Spectacle de la compagnie Artistic Scenic (75), vu le 17 juillet à 19 h 05 au Théâtre le Petit Chien dans le cadre du Festival Off d’Avignon
- Auteur : Vanessa Aiffe-Ceccaldi
- Mise en scène : Régis Romele
- Interprétation : Vanessa Aiffe-Ceccaldi
- Lumière : Dimitri Borget
- Type de public : Tout public à partir de 12 ans
- Genre : Seul-en-scène
- Durée : 1 h 10
Une chaise. C’est tout ce qu’il y a sur scène. Une chaise, et Vanessa Aiffe-Ceccaldi, seule, face à nous, dans un seul-en-scène bouleversant. Dès les premières minutes, on est happé. Avec une grande sincérité, elle incarne Thelma, une femme qui tente de comprendre ce qui a brisé son enfance. On croit d’abord assister à l’histoire d’un secret de famille : à 11 ans, Thelma découvre que celui qu’elle appelait « papa » n’est pas son père biologique. La révélation est violente, et d’autant plus difficile à encaisser qu’elle grandit auprès d’une mère absente, maladroite, à côté de la plaque. On s’attend alors à suivre le récit d’un effondrement intime.
Mais le spectacle monte en puissance, insidieusement. Car peu à peu, au fil des souvenirs et des personnages qu’elle convoque, on comprend qu’il y a autre chose. Quelque chose d’enfoui. De plus profond. Un jeu de cache-cache joué avec son frère, qui prend un autre sens, qui fait basculer le récit.

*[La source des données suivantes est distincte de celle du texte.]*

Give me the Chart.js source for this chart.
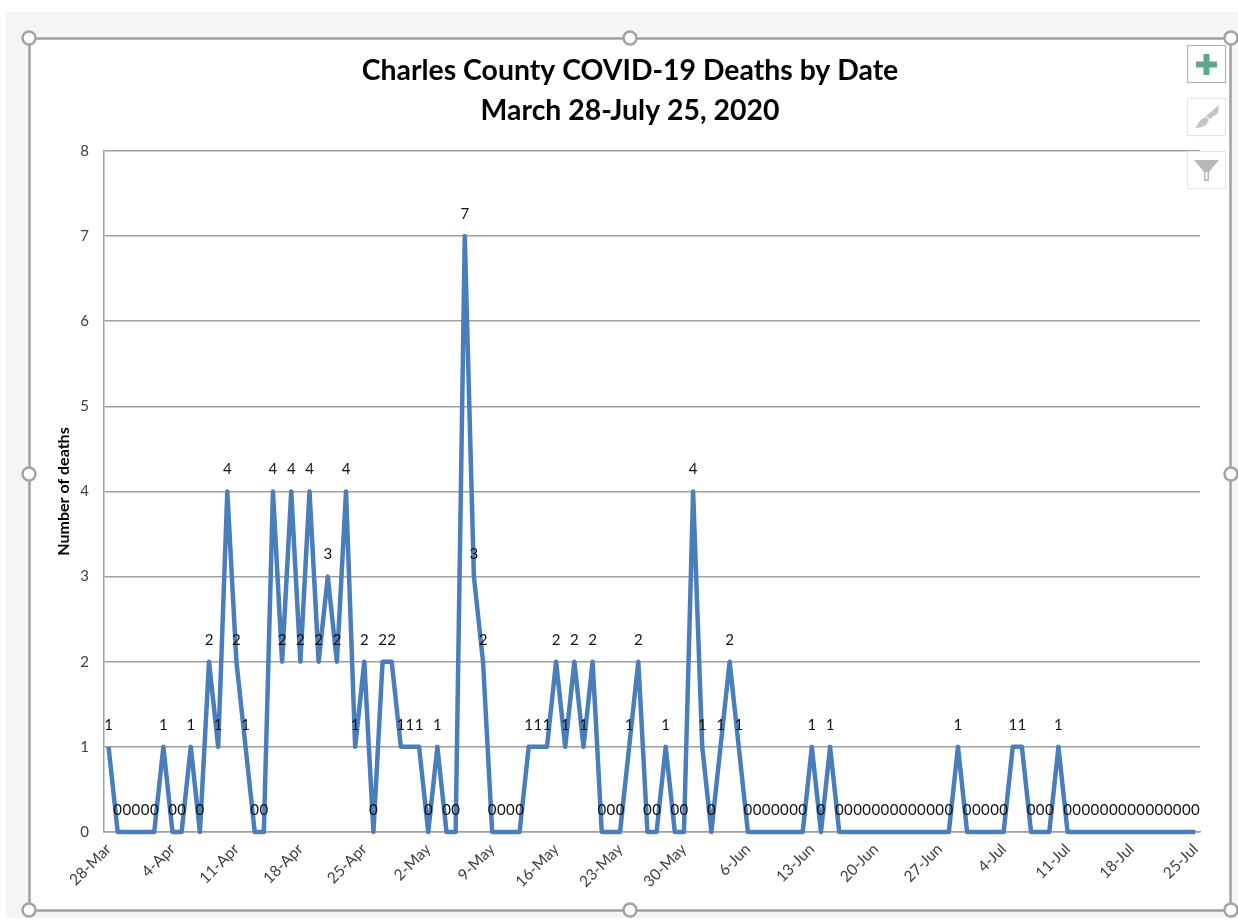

Et c’est là toute la force de ce spectacle : cette lente révélation, cette tension grandissante, qui nous mène vers l’indicible. Le texte, écrit avec délicatesse et parfois même avec humour, alterne entre la tendresse, la douleur, la légèreté apparente. Vanessa Aiffe-Ceccaldi incarne à elle seule tous les visages de son passé : la grand-mère aimante, figure lumineuse et mélomane, le professeur de théâtre bienveillant, la mère en fuite, les hommes, les silences. Sans jamais surjouer, elle laisse affleurer les émotions. Tout est contenu, précis, vibrant. La mise en scène épouse cette simplicité, tout comme le travail de lumière sobre,. Rien ne détourne du récit. Tout est là pour l’amplifier.

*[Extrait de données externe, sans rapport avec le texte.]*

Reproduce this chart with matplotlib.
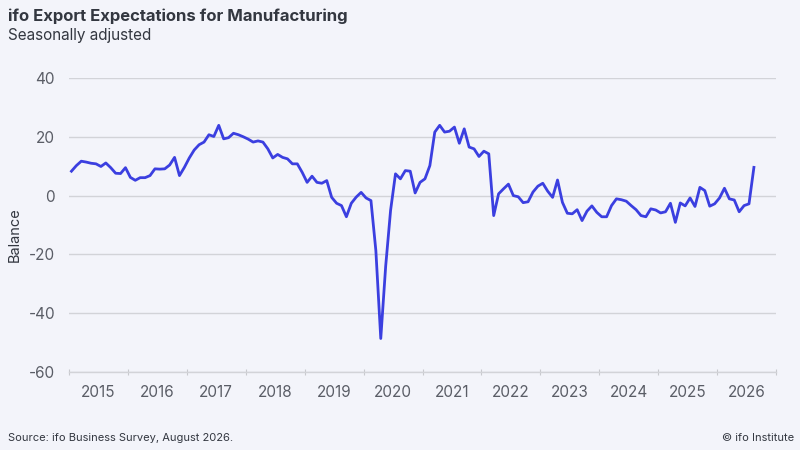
import numpy as np
import matplotlib
matplotlib.use("Agg")
import matplotlib.pyplot as plt

plt.rcParams["font.family"] = ["Inter", "DejaVu Sans"]

# ---- data (monthly, Jan 2015 - Aug 2026) ----
start_year = 2015
values = [
    8.3, 10.2, 11.7, 11.4, 11.0, 10.8, 9.9, 11.1, 9.5, 7.6, 7.5, 9.5,        # 2015
    6.2, 5.2, 6.1, 6.1, 6.8, 9.1, 9.0, 9.1, 10.4, 13.0, 6.8, 9.6,           # 2016
    12.8, 15.5, 17.3, 18.2, 20.7, 20.1, 23.9, 19.3, 19.7, 21.2, 20.7, 20.0,  # 2017
    19.2, 18.2, 18.6, 18.2, 15.9, 12.8, 14.0, 13.0, 12.5, 10.8, 10.8, 7.9,  # 2018
    4.5, 6.6, 4.5, 4.2, 5.1, -0.6, -2.6, -3.4, -7.2, -2.6, -0.5, 1.1,       # 2019
    -0.8, -1.7, -18.7, -48.6, -24.0, -5.0, 7.4, 5.7, 8.5, 8.3, 0.9, 4.5,    # 2020
    5.7, 10.2, 21.6, 23.9, 21.6, 21.9, 23.3, 17.8, 22.7, 16.5, 15.9, 13.3,  # 2021
    15.1, 14.2, -6.8, 0.6, 2.3, 3.9, 0.0, -0.4, -2.4, -2.1, 1.2, 3.2,       # 2022
    4.2, 1.5, -0.6, 5.3, -2.3, -6.0, -6.2, -4.8, -8.5, -5.3, -3.5, -5.7,    # 2023
    -7.2, -7.2, -3.4, -1.1, -1.4, -1.9, -3.4, -4.8, -6.8, -7.2, -4.5, -4.9, # 2024
    -5.9, -5.5, -2.6, -9.1, -2.5, -3.5, -0.8, -3.7, 2.8, 1.7, -3.6, -2.8,   # 2025
    -0.8, 2.5, -1.1, -1.5, -5.5, -3.4, -2.8, 9.6,                           # 2026
]
years = list(range(2015, 2027))
y_ticks = [40, 20, 0, -20, -40, -60]

x = start_year + (np.arange(len(values)) + 0.5) / 12

bg = "#f3f4fa"
line_color = "#3b3fe0"
text_dark = "#333740"
text_gray = "#5a5d66"

fig = plt.figure(figsize=(8, 4.5), dpi=100, facecolor=bg)
ax = fig.add_axes([0.08625, 0.1733, 0.88375, 0.6534], facecolor=bg)

ax.plot(x, values, color=line_color, linewidth=2.0, solid_joinstyle="round")

ax.set_xlim(2015, 2027)
ax.set_ylim(-60, 40)
ax.set_yticks(y_ticks)
ax.set_yticklabels([str(v) for v in y_ticks])
ax.grid(axis="y", color="#d2d3d8", linewidth=1.0)
ax.set_axisbelow(True)

# year boundaries as ticks, labels centred in the year
ax.set_xticks(list(range(2015, 2028)))
ax.set_xticklabels([])
ax.set_xticks([yr + 0.5 for yr in years], minor=True)
ax.set_xticklabels([str(yr) for yr in years], minor=True)
ax.tick_params(axis="x", which="major", length=4, color="#c8c9ce", direction="inout")
ax.tick_params(axis="x", which="minor", length=0, pad=9, labelsize=11, labelcolor=text_gray)
ax.tick_params(axis="y", length=0, pad=10, labelsize=11, labelcolor=text_gray)

for side in ["top", "right", "left"]:
    ax.spines[side].set_visible(False)
ax.spines["bottom"].set_color("#d2d3d8")
ax.spines["bottom"].set_linewidth(1.0)

fig.text(15 / 800, 1 - 235 / 450, "Balance", fontsize=10.5, color=text_dark,
         rotation=90, ha="center", va="center")

fig.text(0.01, 0.963, "ifo Export Expectations for Manufacturing", fontsize=12,
         fontweight="bold", color=text_dark, ha="left", va="center")
fig.text(0.01, 0.922, "Seasonally adjusted", fontsize=11, color=text_dark,
         ha="left", va="center")
fig.text(0.01, 0.027, "Source: ifo Business Survey, August 2026.", fontsize=8,
         color=text_dark, ha="left", va="center")
fig.text(0.993, 0.027, "© ifo Institute", fontsize=8, color=text_dark,
         ha="right", va="center")

fig.savefig("out.png", dpi=100, facecolor=bg)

Au-delà de son aspect autobiographique, Cache-cache interroge avec finesse la compulsion de répétition, ce besoin inconscient de revivre ce qui nous a blessés, comme une tentative de comprendre, de réparer, ou au moins de survivre. C’est une pièce sur la mémoire, sur les silences qui rongent, sur la possibilité, aussi, de se reconstruire par l’art. Vanessa Aiffe-Ceccaldi, dans une performance d’une rare justesse, nous offre un spectacle intime et universel à la fois. Parce que parfois, il suffit d’une chaise, d’un corps, d’une voix. Et l’émotion jaillit. Brutale. Belle. Indélébile.